# Short task:
Extract the whole listing as it stands. Do not include the pictures.

# Data lines:
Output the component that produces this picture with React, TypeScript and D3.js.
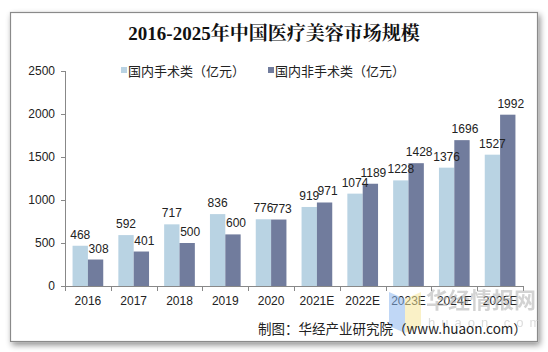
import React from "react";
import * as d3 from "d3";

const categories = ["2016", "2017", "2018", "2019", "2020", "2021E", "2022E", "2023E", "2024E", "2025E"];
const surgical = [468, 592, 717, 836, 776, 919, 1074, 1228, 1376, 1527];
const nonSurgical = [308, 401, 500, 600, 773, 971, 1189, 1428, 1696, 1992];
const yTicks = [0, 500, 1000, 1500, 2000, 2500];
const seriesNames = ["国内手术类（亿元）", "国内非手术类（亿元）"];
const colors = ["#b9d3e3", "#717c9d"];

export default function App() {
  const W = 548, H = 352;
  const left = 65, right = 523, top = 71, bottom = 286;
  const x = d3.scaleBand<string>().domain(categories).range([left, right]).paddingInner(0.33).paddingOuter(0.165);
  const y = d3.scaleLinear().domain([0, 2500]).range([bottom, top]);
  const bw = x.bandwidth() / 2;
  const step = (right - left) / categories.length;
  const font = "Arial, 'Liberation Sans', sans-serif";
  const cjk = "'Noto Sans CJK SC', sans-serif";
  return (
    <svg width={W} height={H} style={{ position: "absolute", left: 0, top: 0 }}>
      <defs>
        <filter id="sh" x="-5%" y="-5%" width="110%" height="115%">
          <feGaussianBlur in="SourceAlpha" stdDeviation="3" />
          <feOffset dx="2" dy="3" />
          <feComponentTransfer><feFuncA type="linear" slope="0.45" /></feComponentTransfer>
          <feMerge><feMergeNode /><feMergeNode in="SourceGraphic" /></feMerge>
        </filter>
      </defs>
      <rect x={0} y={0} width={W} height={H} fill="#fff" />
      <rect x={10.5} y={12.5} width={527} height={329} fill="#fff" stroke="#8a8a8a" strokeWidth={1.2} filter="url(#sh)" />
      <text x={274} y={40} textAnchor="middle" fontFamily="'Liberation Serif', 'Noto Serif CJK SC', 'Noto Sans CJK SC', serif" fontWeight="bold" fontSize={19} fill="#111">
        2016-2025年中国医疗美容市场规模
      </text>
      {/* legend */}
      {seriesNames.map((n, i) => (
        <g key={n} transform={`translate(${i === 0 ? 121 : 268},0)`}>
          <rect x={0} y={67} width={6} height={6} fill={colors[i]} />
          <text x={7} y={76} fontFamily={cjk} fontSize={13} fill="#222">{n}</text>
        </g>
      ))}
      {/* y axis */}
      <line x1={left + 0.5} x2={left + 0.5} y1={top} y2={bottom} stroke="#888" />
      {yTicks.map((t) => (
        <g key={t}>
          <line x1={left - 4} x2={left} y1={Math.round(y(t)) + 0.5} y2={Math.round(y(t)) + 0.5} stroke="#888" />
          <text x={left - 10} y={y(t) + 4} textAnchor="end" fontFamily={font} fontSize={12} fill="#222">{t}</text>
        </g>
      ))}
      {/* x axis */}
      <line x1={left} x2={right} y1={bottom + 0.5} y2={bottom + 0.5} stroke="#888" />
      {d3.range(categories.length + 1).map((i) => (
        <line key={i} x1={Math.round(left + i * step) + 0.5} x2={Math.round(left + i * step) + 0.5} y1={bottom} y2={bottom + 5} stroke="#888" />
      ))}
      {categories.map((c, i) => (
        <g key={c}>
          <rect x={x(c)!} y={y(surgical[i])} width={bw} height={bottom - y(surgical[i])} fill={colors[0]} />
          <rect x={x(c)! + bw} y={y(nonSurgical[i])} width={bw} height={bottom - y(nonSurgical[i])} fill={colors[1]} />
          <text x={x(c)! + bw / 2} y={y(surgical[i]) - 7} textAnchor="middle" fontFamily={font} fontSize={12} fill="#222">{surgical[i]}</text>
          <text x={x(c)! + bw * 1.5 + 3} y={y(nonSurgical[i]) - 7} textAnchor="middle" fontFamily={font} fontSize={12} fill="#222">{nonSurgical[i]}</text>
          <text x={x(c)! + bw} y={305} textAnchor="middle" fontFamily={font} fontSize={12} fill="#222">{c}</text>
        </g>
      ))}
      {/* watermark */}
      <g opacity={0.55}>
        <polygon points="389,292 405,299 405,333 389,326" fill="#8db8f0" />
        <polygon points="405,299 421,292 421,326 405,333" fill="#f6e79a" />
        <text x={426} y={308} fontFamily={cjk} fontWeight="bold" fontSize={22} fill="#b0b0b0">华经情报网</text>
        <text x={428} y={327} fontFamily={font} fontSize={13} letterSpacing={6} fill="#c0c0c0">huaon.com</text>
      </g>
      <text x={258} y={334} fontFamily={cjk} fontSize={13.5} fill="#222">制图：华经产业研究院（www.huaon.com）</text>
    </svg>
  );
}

# The answer:
Output the component that produces this picture with React, TypeScript and D3.js.
import React from "react";
import * as d3 from "d3";

const categories = ["2016", "2017", "2018", "2019", "2020", "2021E", "2022E", "2023E", "2024E", "2025E"];
const surgical = [468, 592, 717, 836, 776, 919, 1074, 1228, 1376, 1527];
const nonSurgical = [308, 401, 500, 600, 773, 971, 1189, 1428, 1696, 1992];
const yTicks = [0, 500, 1000, 1500, 2000, 2500];
const seriesNames = ["国内手术类（亿元）", "国内非手术类（亿元）"];
const colors = ["#b9d3e3", "#717c9d"];

export default function App() {
  const W = 548, H = 352;
  const left = 65, right = 523, top = 71, bottom = 286;
  const x = d3.scaleBand<string>().domain(categories).range([left, right]).paddingInner(0.33).paddingOuter(0.165);
  const y = d3.scaleLinear().domain([0, 2500]).range([bottom, top]);
  const bw = x.bandwidth() / 2;
  const step = (right - left) / categories.length;
  const font = "Arial, 'Liberation Sans', sans-serif";
  const cjk = "'Noto Sans CJK SC', sans-serif";
  return (
    <svg width={W} height={H} style={{ position: "absolute", left: 0, top: 0 }}>
      <defs>
        <filter id="sh" x="-5%" y="-5%" width="110%" height="115%">
          <feGaussianBlur in="SourceAlpha" stdDeviation="3" />
          <feOffset dx="2" dy="3" />
          <feComponentTransfer><feFuncA type="linear" slope="0.45" /></feComponentTransfer>
          <feMerge><feMergeNode /><feMergeNode in="SourceGraphic" /></feMerge>
        </filter>
      </defs>
      <rect x={0} y={0} width={W} height={H} fill="#fff" />
      <rect x={10.5} y={12.5} width={527} height={329} fill="#fff" stroke="#8a8a8a" strokeWidth={1.2} filter="url(#sh)" />
      <text x={274} y={40} textAnchor="middle" fontFamily="'Liberation Serif', 'Noto Serif CJK SC', 'Noto Sans CJK SC', serif" fontWeight="bold" fontSize={19} fill="#111">
        2016-2025年中国医疗美容市场规模
      </text>
      {/* legend */}
      {seriesNames.map((n, i) => (
        <g key={n} transform={`translate(${i === 0 ? 121 : 268},0)`}>
          <rect x={0} y={67} width={6} height={6} fill={colors[i]} />
          <text x={7} y={76} fontFamily={cjk} fontSize={13} fill="#222">{n}</text>
        </g>
      ))}
      {/* y axis */}
      <line x1={left + 0.5} x2={left + 0.5} y1={top} y2={bottom} stroke="#888" />
      {yTicks.map((t) => (
        <g key={t}>
          <line x1={left - 4} x2={left} y1={Math.round(y(t)) + 0.5} y2={Math.round(y(t)) + 0.5} stroke="#888" />
          <text x={left - 10} y={y(t) + 4} textAnchor="end" fontFamily={font} fontSize={12} fill="#222">{t}</text>
        </g>
      ))}
      {/* x axis */}
      <line x1={left} x2={right} y1={bottom + 0.5} y2={bottom + 0.5} stroke="#888" />
      {d3.range(categories.length + 1).map((i) => (
        <line key={i} x1={Math.round(left + i * step) + 0.5} x2={Math.round(left + i * step) + 0.5} y1={bottom} y2={bottom + 5} stroke="#888" />
      ))}
      {categories.map((c, i) => (
        <g key={c}>
          <rect x={x(c)!} y={y(surgical[i])} width={bw} height={bottom - y(surgical[i])} fill={colors[0]} />
          <rect x={x(c)! + bw} y={y(nonSurgical[i])} width={bw} height={bottom - y(nonSurgical[i])} fill={colors[1]} />
          <text x={x(c)! + bw / 2} y={y(surgical[i]) - 7} textAnchor="middle" fontFamily={font} fontSize={12} fill="#222">{surgical[i]}</text>
          <text x={x(c)! + bw * 1.5 + 3} y={y(nonSurgical[i]) - 7} textAnchor="middle" fontFamily={font} fontSize={12} fill="#222">{nonSurgical[i]}</text>
          <text x={x(c)! + bw} y={305} textAnchor="middle" fontFamily={font} fontSize={12} fill="#222">{c}</text>
        </g>
      ))}
      {/* watermark */}
      <g opacity={0.55}>
        <polygon points="389,292 405,299 405,333 389,326" fill="#8db8f0" />
        <polygon points="405,299 421,292 421,326 405,333" fill="#f6e79a" />
        <text x={426} y={308} fontFamily={cjk} fontWeight="bold" fontSize={22} fill="#b0b0b0">华经情报网</text>
        <text x={428} y={327} fontFamily={font} fontSize={13} letterSpacing={6} fill="#c0c0c0">huaon.com</text>
      </g>
      <text x={258} y={334} fontFamily={cjk} fontSize={13.5} fill="#222">制图：华经产业研究院（www.huaon.com）</text>
    </svg>
  );
}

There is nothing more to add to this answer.